Pork tenderloinMarch 27, 2024–For some reason, grits was the topic of a recent online discussion. The food brought up clearly delineated preferences, “delineated” as in above or below the Mason-Dixon line. Southerners love grits; northerners don’t.

This started a long discussion of other location-based food preferences. They are legion; they are wide-ranging; and they are passionately defended.

Here are some from my personal experience of living as a Yankee, a Texan, and a South American.

Disclaimer: “Liking” certain foods over others is not the basis for judging character or insulting ethnic heritage. It’s a case of to-may-to; to-mah-to.

Unfamiliar foods that yankees encounter in the south:

  • Okra–seed pods swimming in mucilage
  • Grits–some part of corn that we never knew existed
  • Pecan pie–in Iowa, they put meat in pies, not nuts
  • Chili with no beans–they’ve obviously never needed to stretch the dish to serve large families
  • Tamales–unidentifiable meat wrapped in greasy dough wrapped in dried corn husks

And menudo. We asked our servers at a local restaurant about this concoction, so they generously brought out a bowl for us to try. They described the process of preparation, assuring us the diced stomach lining and intestines were repeatedly rinsed in water, that was then poured out to get rid of the associated odor. It was at this point, that all of us politely refused the free sample. Those little white tubes, we figured out, were not penne.

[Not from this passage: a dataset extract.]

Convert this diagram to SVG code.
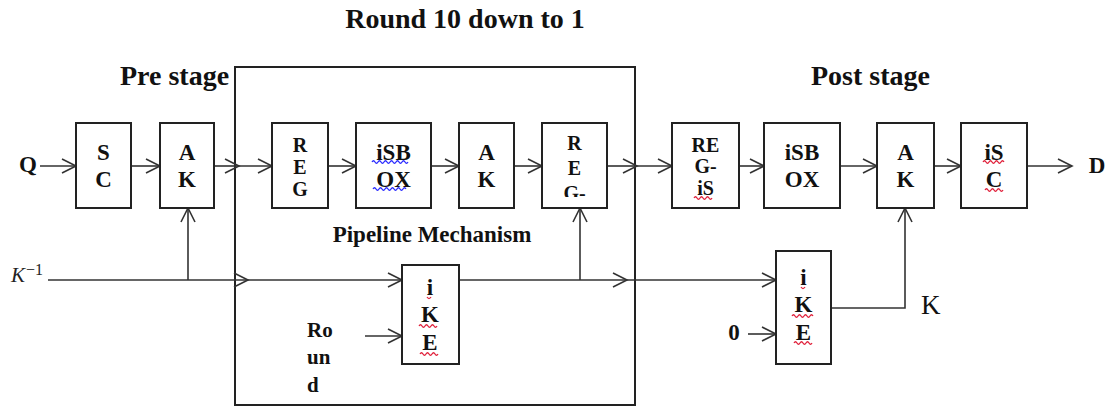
<svg xmlns="http://www.w3.org/2000/svg" width="1114" height="407" viewBox="0 0 1114 407">
<style>
.box{fill:#fff;stroke:#222;stroke-width:2}
.frame{fill:none;stroke:#222;stroke-width:2}
.ln{fill:none;stroke:#333;stroke-width:1.6}
.t{font-family:"Liberation Serif","Times New Roman",serif;font-weight:bold;font-size:23px;text-anchor:middle;fill:#111}
.r{font-family:"Liberation Serif","Times New Roman",serif;font-weight:bold;font-size:20px;text-anchor:middle;fill:#111}
.big{font-family:"Liberation Serif","Times New Roman",serif;font-weight:bold;font-size:28px;fill:#111}
.sm{font-family:"Liberation Serif","Times New Roman",serif;font-weight:bold;font-size:21px;fill:#111}
.wr{fill:none;stroke:#e0203a;stroke-width:1.3}
.wb{fill:none;stroke:#2a2aff;stroke-width:1.3}
</style>
<defs>
<marker id="ah" markerUnits="userSpaceOnUse" markerWidth="20" markerHeight="20" refX="15" refY="8" orient="auto" overflow="visible">
<path d="M1,1 L15,8 L1,15" fill="none" stroke="#333" stroke-width="1.6"/>
</marker>
<clipPath id="clipReg"><rect x="542" y="123" width="65" height="74"/></clipPath>
</defs>

<text class="big" x="465" y="28" text-anchor="middle">Round 10 down to 1</text>
<text class="big" x="120" y="85">Pre stage</text>
<text class="big" x="811" y="85">Post stage</text>

<rect class="frame" x="235" y="67" width="400" height="338"/>
<text class="t" x="432" y="242">Pipeline Mechanism</text>

<g id="connectors">
<line class="ln" x1="40" y1="166" x2="76" y2="166" marker-end="url(#ah)"/>
<line class="ln" x1="131" y1="166" x2="160" y2="166" marker-end="url(#ah)"/>
<line class="ln" x1="214" y1="166" x2="239" y2="166" marker-end="url(#ah)"/>
<line class="ln" x1="239" y1="166" x2="272" y2="166" marker-end="url(#ah)"/>
<line class="ln" x1="328" y1="166" x2="356" y2="166" marker-end="url(#ah)"/>
<line class="ln" x1="431" y1="166" x2="459" y2="166" marker-end="url(#ah)"/>
<line class="ln" x1="514" y1="166" x2="542" y2="166" marker-end="url(#ah)"/>
<line class="ln" x1="607" y1="166" x2="637" y2="166" marker-end="url(#ah)"/>
<line class="ln" x1="637" y1="166" x2="672" y2="166" marker-end="url(#ah)"/>
<line class="ln" x1="739" y1="166" x2="764" y2="166" marker-end="url(#ah)"/>
<line class="ln" x1="840" y1="166" x2="877" y2="166" marker-end="url(#ah)"/>
<line class="ln" x1="934" y1="166" x2="961" y2="166" marker-end="url(#ah)"/>
<line class="ln" x1="1027" y1="166" x2="1072" y2="166" marker-end="url(#ah)"/>
<line class="ln" x1="48" y1="280" x2="248" y2="280" marker-end="url(#ah)"/>
<line class="ln" x1="248" y1="280" x2="402" y2="280" marker-end="url(#ah)"/>
<line class="ln" x1="188" y1="280" x2="188" y2="208" marker-end="url(#ah)"/>
<line class="ln" x1="459" y1="280" x2="627" y2="280" marker-end="url(#ah)"/>
<line class="ln" x1="627" y1="280" x2="776" y2="280" marker-end="url(#ah)"/>
<line class="ln" x1="580" y1="280" x2="580" y2="208" marker-end="url(#ah)"/>
<line class="ln" x1="365" y1="336" x2="402" y2="336" marker-end="url(#ah)"/>
<line class="ln" x1="748" y1="334" x2="776" y2="334" marker-end="url(#ah)"/>
<polyline class="ln" points="831,308 905,308 905,208" marker-end="url(#ah)"/>
</g>

<g id="labels">
<text class="t" x="28" y="172" font-size="25">Q</text>
<text class="t" x="1097" y="173" font-size="25">D</text>
<text x="11" y="282" font-family="Liberation Serif, serif" font-style="italic" font-size="21" fill="#222">K</text>
<text x="26" y="275" font-family="Liberation Serif, serif" font-size="16" fill="#222">−1</text>
<text class="sm" x="307" y="337">Ro</text>
<text class="sm" x="307" y="364">un</text>
<text class="sm" x="307" y="392">d</text>
<text class="t" x="734" y="340">0</text>
<text x="921" y="314" font-family="Liberation Serif, serif" font-size="27" fill="#111">K</text>
</g>

<g id="sc"><rect class="box" x="76" y="123" width="55" height="85"/>
<text class="t" x="103.5" y="160">S</text><text class="t" x="103.5" y="187">C</text></g>
<g id="ak1"><rect class="box" x="160" y="123" width="54" height="85"/>
<text class="t" x="187" y="160">A</text><text class="t" x="187" y="187">K</text></g>
<g id="reg1"><rect class="box" x="272" y="123" width="56" height="85"/>
<text class="r" x="300" y="152">R</text><text class="r" x="300" y="174">E</text><text class="r" x="300" y="196">G</text></g>
<g id="isbox1"><rect class="box" x="356" y="123" width="75" height="85"/>
<text class="t" x="393.5" y="160">iSB</text><text class="t" x="393.5" y="187">OX</text>
<path class="wb" d="M372,162 q1.5,-2.5 3,0 t3,0 t3,0 t3,0 t3,0 t3,0 t3,0 t3,0 t3,0 t3,0 t3,0 t3,0"/>
<path class="wb" d="M373,189 q1.5,-2.5 3,0 t3,0 t3,0 t3,0 t3,0 t3,0 t3,0 t3,0 t3,0 t3,0 t3,0"/></g>
<g id="ak2"><rect class="box" x="459" y="123" width="55" height="85"/>
<text class="t" x="486.5" y="160">A</text><text class="t" x="486.5" y="187">K</text></g>
<g id="reg2"><rect class="box" x="542" y="123" width="65" height="85"/>
<g clip-path="url(#clipReg)"><text class="r" x="574.5" y="150">R</text><text class="r" x="574.5" y="175">E</text><text class="r" x="574.5" y="200">G-</text></g></g>
<g id="ike1"><rect class="box" x="402" y="265" width="57" height="99"/>
<text class="t" x="430" y="295">i</text><text class="t" x="430" y="322">K</text><text class="t" x="430" y="350">E</text>
<path class="wr" d="M427,297 q2,3 4,0"/>
<path class="wr" d="M419,326 q1.5,-2.5 3,0 t3,0 t3,0 t3,0 t3,0 t3,0"/>
<path class="wr" d="M420,354 q1.5,-2.5 3,0 t3,0 t3,0 t3,0 t3,0 t3,0"/></g>
<g id="regis"><rect class="box" x="672" y="123" width="67" height="85"/>
<text class="r" x="705.5" y="152">RE</text><text class="r" x="705.5" y="173">G-</text><text class="r" x="705.5" y="195">iS</text>
<path class="wr" d="M694,198 q1.5,-2.5 3,0 t3,0 t3,0 t3,0 t3,0 t3,0"/></g>
<g id="isbox2"><rect class="box" x="764" y="123" width="76" height="85"/>
<text class="t" x="802" y="160">iSB</text><text class="t" x="802" y="187">OX</text></g>
<g id="ak3"><rect class="box" x="877" y="123" width="57" height="85"/>
<text class="t" x="905.5" y="160">A</text><text class="t" x="905.5" y="187">K</text></g>
<g id="isc"><rect class="box" x="961" y="123" width="66" height="85"/>
<text class="t" x="994" y="160">iS</text><text class="t" x="994" y="187">C</text>
<path class="wr" d="M983,162 q1.5,-2.5 3,0 t3,0 t3,0 t3,0 t3,0 t3,0 t3,0"/>
<path class="wr" d="M985,190 q1.5,-2.5 3,0 t3,0 t3,0 t3,0 t3,0 t3,0"/></g>
<g id="ike2"><rect class="box" x="776" y="251" width="55" height="113"/>
<text class="t" x="803.5" y="285">i</text><text class="t" x="803.5" y="312">K</text><text class="t" x="803.5" y="340">E</text>
<path class="wr" d="M801,287 q2,3 4,0"/>
<path class="wr" d="M792,316 q1.5,-2.5 3,0 t3,0 t3,0 t3,0 t3,0 t3,0 t3,0"/>
<path class="wr" d="M794,343 q1.5,-2.5 3,0 t3,0 t3,0 t3,0 t3,0 t3,0"/></g>
</svg>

Unfamiliar foods that foreigners encounter on visiting the Midwest:

  • Rhubarb–delicious when baked with ample amounts of sugar
  • Morel mushrooms–delicious when breaded and deep-fried in oil
    But then what food isn’t delicious baked in sugar or breaded and fried?
  • Unidentifiable parts of pigs
    There is an old saying in Iowa about pigs: they eat everything but the squeal. I’ve had my share of tongue, tail, and heart. And while I shy from menudo, I will eat other organ meat. At my first Texas Thanksgiving, the hosts were shocked that I was shocked that they tossed out the turkey liver, gizzard, and heart. Those were considered delicacies where I grew up, and we kids fought over them.

And let’s not forget “rocky mountain oysters.” I even wrote a song about them. On second thought, let’s do forget about them.

Speaking of pigs… breaded pork tenderloin sandwiches have a cult following across the three adjacent “I” states–Iowa, Illinois, and Indiana.

My dad used to choose a restaurant based solely on how far the breaded chop hung out over the edge of the bun and plate. Like any authentic farmer, meal quality was measured by the acre.

I had forgotten this Midwest delicacy until I recently discovered several on-line forums that are devoted to discovering the best breaded pork tenderloin sandwiches in the country. I had not found any restaurants in Texas that served them, so I posted the question online.

One poster pointed out there was a restaurant in Texas that served them. It was literally in my backyard–the Auslander Restaurant in Fredericksburg. Why hadn’t I known that? Simple. Because Fredericksburg, with its German heritage, doesn’t call them “breaded pork tenderloin sandwiches” on the menu. They go by the German label–Wienerschnitzel. The delicacy was hiding in plain sight!

So I tried one, and I think my dad would have approved.

Another source of regional culinary conflict is anything barbecued.

During my travels across the country playing music, I became fluent in barbecue. Each region passionately defends its cuisine, from preferred meat of beef, pork, chicken, or cabrito, the cuts used, the time it is grilled or smoked, the type of wood, to the base of the accompanying sauce. The version in Texas differs from the version in South Carolina, which is different from Southern Illinois, which is different from Kansas City. My review? So far, they are all delicious.

There are endless debates waiting for foodies. Entire television empires have been built on comparing regional food favorites. I believe preferences are simply wired into us by moms around the kitchen table. If you grew up on meatloaf, fried chicken, and mashed potatoes, that is where your palate leans. If you grow rapturous over tamales, menudo, and chorizo, muy bien.

If grits make you gag, okra makes you choke, and pecan pie makes you pucker, you just might not be from around here.